Nearly 170 countries have signed on to significantly reduce the use of plastic by 2030 with many having banned the use of single-use plastics. As of October this year, Canada has officially pledged to achieve zero plastic waste by 2030 with a recent announcement banning single-use plastics such as plastic grocery bags, straws, cotton swabs, drink stirrers and Styrofoam fast-food containers. Considering nearly three million kilograms of non-recyclable plastic waste containers were shipped off to Malaysia and the Philippines recently, drawing the ire of the international community, Canada needed to take drastic action.

From a personal perspective, I didn’t realize the consequences of our love for disposable plastic until participating in a student exchange abroad in Finland, where grocery retailers do not allow plastic baggies for produce or the use of grocery bags. 

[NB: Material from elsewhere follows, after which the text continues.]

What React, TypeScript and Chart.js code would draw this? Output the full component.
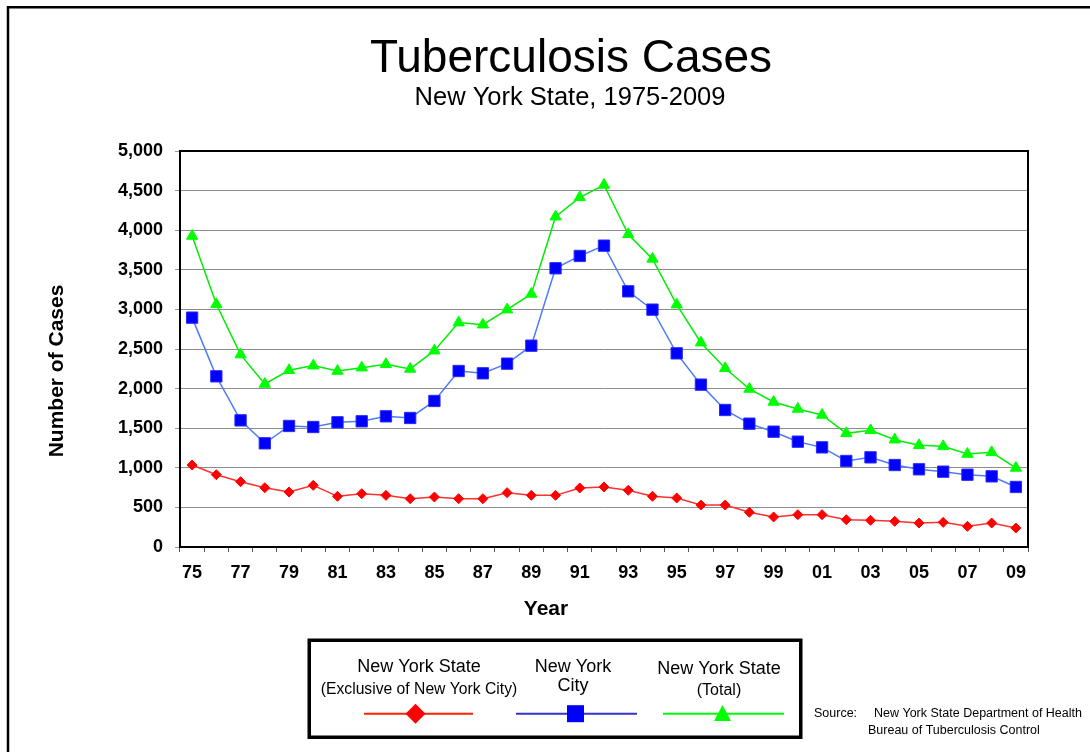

Plastics are made of polymer material and resin that can be molded and shaped by the application of heat and pressure. You may notice that plastic containers are numerically coded from one to seven to identify the type of resin they are made of. There are six types of plastics, the most common of which are PET (polyethylene terephthalate) and HDPE (high-density polyethylene) which are usually found in items like water bottles, milk jugs and condiments.

Plastics are formulated from nonrenewable fossil fuels including coal, petroleum and natural gas which contribute to greenhouse gas emissions (GHG). At this rate, failing to mitigate GHG emissions could potentially account for 15 per cent of global carbon pollution by 2050. On average, Canadians toss away three million tonnes of plastic waste each year with around nine per cent being recycled. This indicates that the majority of plastic waste ends up in the landfill or worse, leaking in said landfill and forming a byproduct of the decomposition of the garbage waste known as leachate — a liquid contaminant that spreads harmful chemicals into the ground and water supply.

Spillover effects do unfortunately result when making the transition to banning single-use plastics. For instance, many small business owners struggling during the COVID-19 pandemic already facing declining revenues and increasing costs. The plastics ban will only exacerbate their ability to become more cost-effective as they are forced to adopt recyclable materials including biodegradable containers, cups and cutlery. Hopefully, this is only in the short term as these materials become cheaper and more readily-available.

Despite the challenges, we need to take a genuine step towards adopting the circular economy model — the idea of manufacturing products that don’t create waste but rather circle back as raw materials that create new products. The circular economy is a system of closed loops in which raw material, components and producers lose very little value as they are repurposed. It is based on the 3-R approach of reducing (minimally using raw materials), reusing and recycling.

Adopting public policies that encourage sustainable business model development is crucial. We should adopt a holistic perspective on the interactions between human ecology and the built environment so we can alleviate society’s most systematic problems.

What the coronavirus quarantine has taught us is that changing our habits does mitigate the impacts of climate change. We we face the last hope of reversing global warming, the pandemic provided a long-overdue reality check. As we navigate our way out of it, perhaps we can do more than just roll the blue cart away from our houses.

Sustainable U is a regular column focused on sustainability. This column is part of our Opinions section and does not necessarily reflect the views of the Gauntlet’s editorial board.